begin Material shown

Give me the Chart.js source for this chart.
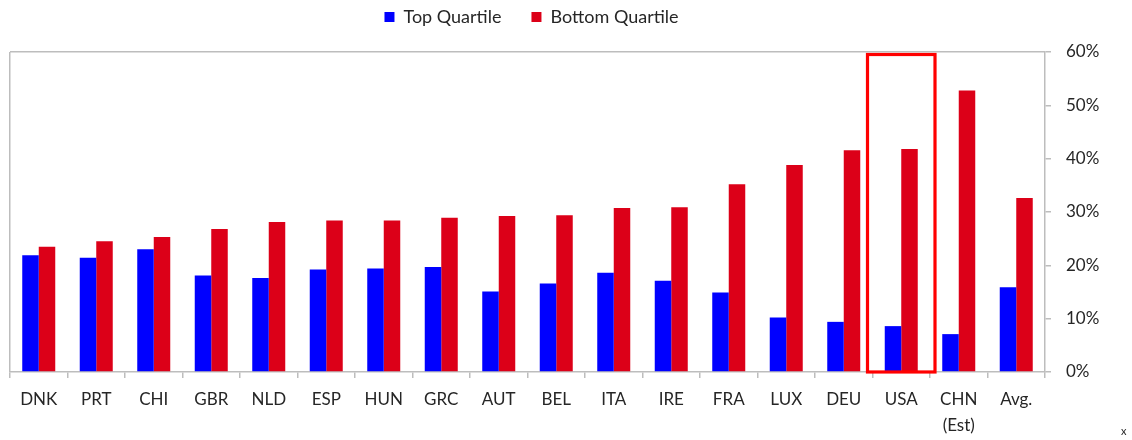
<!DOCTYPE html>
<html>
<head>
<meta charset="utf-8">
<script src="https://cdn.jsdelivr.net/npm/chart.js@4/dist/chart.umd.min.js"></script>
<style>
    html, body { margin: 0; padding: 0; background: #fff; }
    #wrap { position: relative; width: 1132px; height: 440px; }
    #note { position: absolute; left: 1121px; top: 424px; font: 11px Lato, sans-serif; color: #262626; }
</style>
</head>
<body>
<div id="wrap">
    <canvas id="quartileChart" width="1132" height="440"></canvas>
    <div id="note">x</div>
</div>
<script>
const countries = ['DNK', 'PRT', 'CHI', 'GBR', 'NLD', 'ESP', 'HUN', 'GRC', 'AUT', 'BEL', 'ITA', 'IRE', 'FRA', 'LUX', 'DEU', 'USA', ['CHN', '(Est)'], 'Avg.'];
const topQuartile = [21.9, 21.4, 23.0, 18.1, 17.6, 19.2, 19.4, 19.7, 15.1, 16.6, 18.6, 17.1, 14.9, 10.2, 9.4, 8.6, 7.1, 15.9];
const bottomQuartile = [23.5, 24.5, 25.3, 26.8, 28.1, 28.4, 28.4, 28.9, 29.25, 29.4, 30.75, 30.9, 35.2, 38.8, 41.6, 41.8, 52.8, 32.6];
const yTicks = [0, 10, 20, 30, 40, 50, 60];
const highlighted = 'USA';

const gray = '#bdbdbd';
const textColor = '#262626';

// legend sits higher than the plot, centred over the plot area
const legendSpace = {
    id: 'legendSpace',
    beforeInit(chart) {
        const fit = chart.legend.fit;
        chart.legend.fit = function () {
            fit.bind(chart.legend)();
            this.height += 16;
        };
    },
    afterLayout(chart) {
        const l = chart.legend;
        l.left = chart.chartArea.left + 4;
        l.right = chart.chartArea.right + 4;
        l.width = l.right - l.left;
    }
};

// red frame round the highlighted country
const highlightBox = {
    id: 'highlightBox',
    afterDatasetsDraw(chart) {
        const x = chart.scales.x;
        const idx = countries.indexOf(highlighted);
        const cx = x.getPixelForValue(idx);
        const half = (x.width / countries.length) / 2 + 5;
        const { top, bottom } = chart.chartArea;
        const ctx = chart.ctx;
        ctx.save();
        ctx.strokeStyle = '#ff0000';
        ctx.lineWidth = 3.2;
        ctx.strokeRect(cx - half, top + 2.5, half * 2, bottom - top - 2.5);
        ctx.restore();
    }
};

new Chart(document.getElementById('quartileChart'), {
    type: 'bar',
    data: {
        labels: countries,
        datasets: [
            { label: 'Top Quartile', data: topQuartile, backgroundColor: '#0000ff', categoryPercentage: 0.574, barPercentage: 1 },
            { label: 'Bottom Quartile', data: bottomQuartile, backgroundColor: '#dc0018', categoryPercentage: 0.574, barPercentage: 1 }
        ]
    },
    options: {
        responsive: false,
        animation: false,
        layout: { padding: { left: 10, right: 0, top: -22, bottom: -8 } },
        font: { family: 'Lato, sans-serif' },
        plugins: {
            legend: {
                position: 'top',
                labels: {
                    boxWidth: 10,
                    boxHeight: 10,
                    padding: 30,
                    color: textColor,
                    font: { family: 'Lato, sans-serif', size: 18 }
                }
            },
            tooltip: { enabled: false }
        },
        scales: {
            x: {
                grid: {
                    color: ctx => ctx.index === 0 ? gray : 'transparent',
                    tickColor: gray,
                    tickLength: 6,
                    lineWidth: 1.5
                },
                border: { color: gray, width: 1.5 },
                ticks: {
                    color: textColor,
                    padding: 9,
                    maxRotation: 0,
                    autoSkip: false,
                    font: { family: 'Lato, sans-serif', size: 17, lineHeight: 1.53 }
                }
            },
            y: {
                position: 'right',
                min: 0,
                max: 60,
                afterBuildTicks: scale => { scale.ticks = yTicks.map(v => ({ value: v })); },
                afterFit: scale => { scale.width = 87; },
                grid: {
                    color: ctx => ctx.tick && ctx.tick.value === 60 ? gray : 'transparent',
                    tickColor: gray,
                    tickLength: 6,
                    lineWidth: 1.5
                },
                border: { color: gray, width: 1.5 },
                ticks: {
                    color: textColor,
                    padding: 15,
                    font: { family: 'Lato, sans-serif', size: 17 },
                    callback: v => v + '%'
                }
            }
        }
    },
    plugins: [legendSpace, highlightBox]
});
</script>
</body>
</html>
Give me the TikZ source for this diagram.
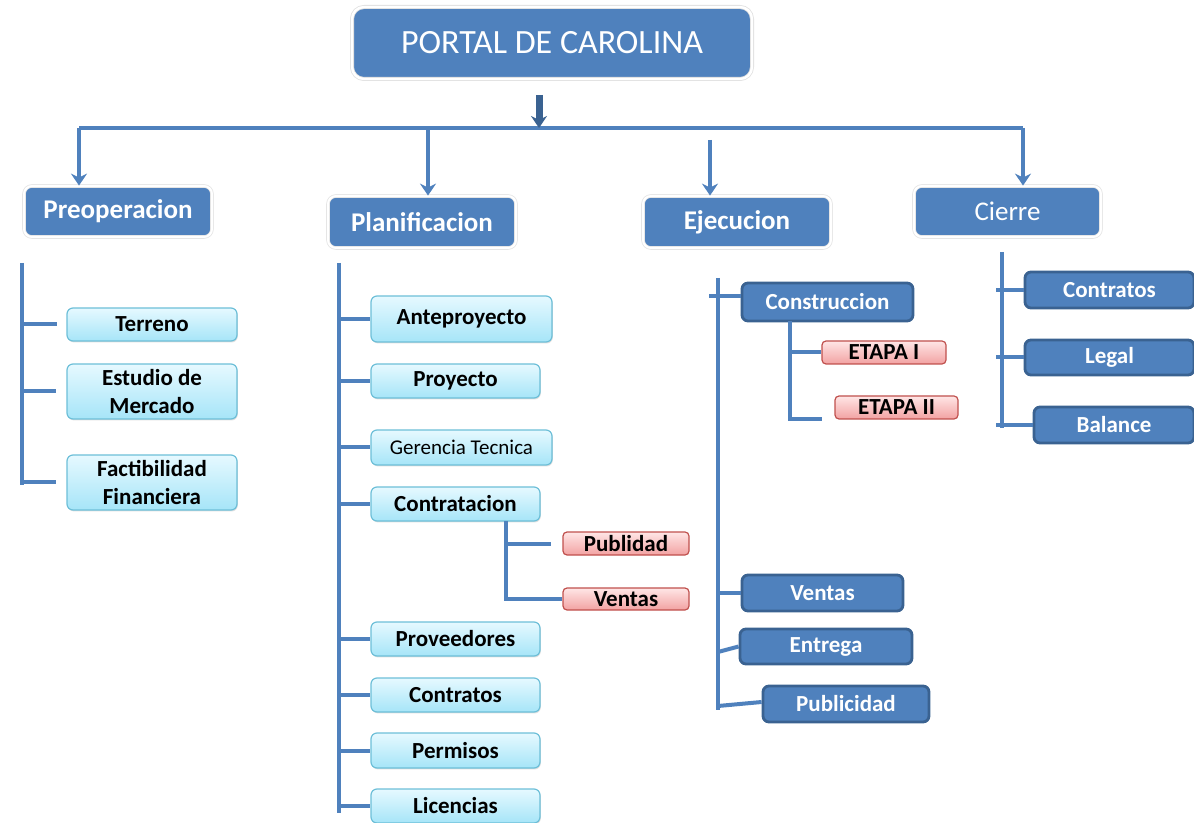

end Material shown

## Requirement
Write out the data precisely as given, excluding the pictures.

## Completed exercise
Give me the Chart.js source for this chart.
<!DOCTYPE html>
<html>
<head>
<meta charset="utf-8">
<script src="https://cdn.jsdelivr.net/npm/chart.js@4/dist/chart.umd.min.js"></script>
<style>
    html, body { margin: 0; padding: 0; background: #fff; }
    #wrap { position: relative; width: 1132px; height: 440px; }
    #note { position: absolute; left: 1121px; top: 424px; font: 11px Lato, sans-serif; color: #262626; }
</style>
</head>
<body>
<div id="wrap">
    <canvas id="quartileChart" width="1132" height="440"></canvas>
    <div id="note">x</div>
</div>
<script>
const countries = ['DNK', 'PRT', 'CHI', 'GBR', 'NLD', 'ESP', 'HUN', 'GRC', 'AUT', 'BEL', 'ITA', 'IRE', 'FRA', 'LUX', 'DEU', 'USA', ['CHN', '(Est)'], 'Avg.'];
const topQuartile = [21.9, 21.4, 23.0, 18.1, 17.6, 19.2, 19.4, 19.7, 15.1, 16.6, 18.6, 17.1, 14.9, 10.2, 9.4, 8.6, 7.1, 15.9];
const bottomQuartile = [23.5, 24.5, 25.3, 26.8, 28.1, 28.4, 28.4, 28.9, 29.25, 29.4, 30.75, 30.9, 35.2, 38.8, 41.6, 41.8, 52.8, 32.6];
const yTicks = [0, 10, 20, 30, 40, 50, 60];
const highlighted = 'USA';

const gray = '#bdbdbd';
const textColor = '#262626';

// legend sits higher than the plot, centred over the plot area
const legendSpace = {
    id: 'legendSpace',
    beforeInit(chart) {
        const fit = chart.legend.fit;
        chart.legend.fit = function () {
            fit.bind(chart.legend)();
            this.height += 16;
        };
    },
    afterLayout(chart) {
        const l = chart.legend;
        l.left = chart.chartArea.left + 4;
        l.right = chart.chartArea.right + 4;
        l.width = l.right - l.left;
    }
};

// red frame round the highlighted country
const highlightBox = {
    id: 'highlightBox',
    afterDatasetsDraw(chart) {
        const x = chart.scales.x;
        const idx = countries.indexOf(highlighted);
        const cx = x.getPixelForValue(idx);
        const half = (x.width / countries.length) / 2 + 5;
        const { top, bottom } = chart.chartArea;
        const ctx = chart.ctx;
        ctx.save();
        ctx.strokeStyle = '#ff0000';
        ctx.lineWidth = 3.2;
        ctx.strokeRect(cx - half, top + 2.5, half * 2, bottom - top - 2.5);
        ctx.restore();
    }
};

new Chart(document.getElementById('quartileChart'), {
    type: 'bar',
    data: {
        labels: countries,
        datasets: [
            { label: 'Top Quartile', data: topQuartile, backgroundColor: '#0000ff', categoryPercentage: 0.574, barPercentage: 1 },
            { label: 'Bottom Quartile', data: bottomQuartile, backgroundColor: '#dc0018', categoryPercentage: 0.574, barPercentage: 1 }
        ]
    },
    options: {
        responsive: false,
        animation: false,
        layout: { padding: { left: 10, right: 0, top: -22, bottom: -8 } },
        font: { family: 'Lato, sans-serif' },
        plugins: {
            legend: {
                position: 'top',
                labels: {
                    boxWidth: 10,
                    boxHeight: 10,
                    padding: 30,
                    color: textColor,
                    font: { family: 'Lato, sans-serif', size: 18 }
                }
            },
            tooltip: { enabled: false }
        },
        scales: {
            x: {
                grid: {
                    color: ctx => ctx.index === 0 ? gray : 'transparent',
                    tickColor: gray,
                    tickLength: 6,
                    lineWidth: 1.5
                },
                border: { color: gray, width: 1.5 },
                ticks: {
                    color: textColor,
                    padding: 9,
                    maxRotation: 0,
                    autoSkip: false,
                    font: { family: 'Lato, sans-serif', size: 17, lineHeight: 1.53 }
                }
            },
            y: {
                position: 'right',
                min: 0,
                max: 60,
                afterBuildTicks: scale => { scale.ticks = yTicks.map(v => ({ value: v })); },
                afterFit: scale => { scale.width = 87; },
                grid: {
                    color: ctx => ctx.tick && ctx.tick.value === 60 ? gray : 'transparent',
                    tickColor: gray,
                    tickLength: 6,
                    lineWidth: 1.5
                },
                border: { color: gray, width: 1.5 },
                ticks: {
                    color: textColor,
                    padding: 15,
                    font: { family: 'Lato, sans-serif', size: 17 },
                    callback: v => v + '%'
                }
            }
        }
    },
    plugins: [legendSpace, highlightBox]
});
</script>
</body>
</html>
Give me the TikZ source for this diagram.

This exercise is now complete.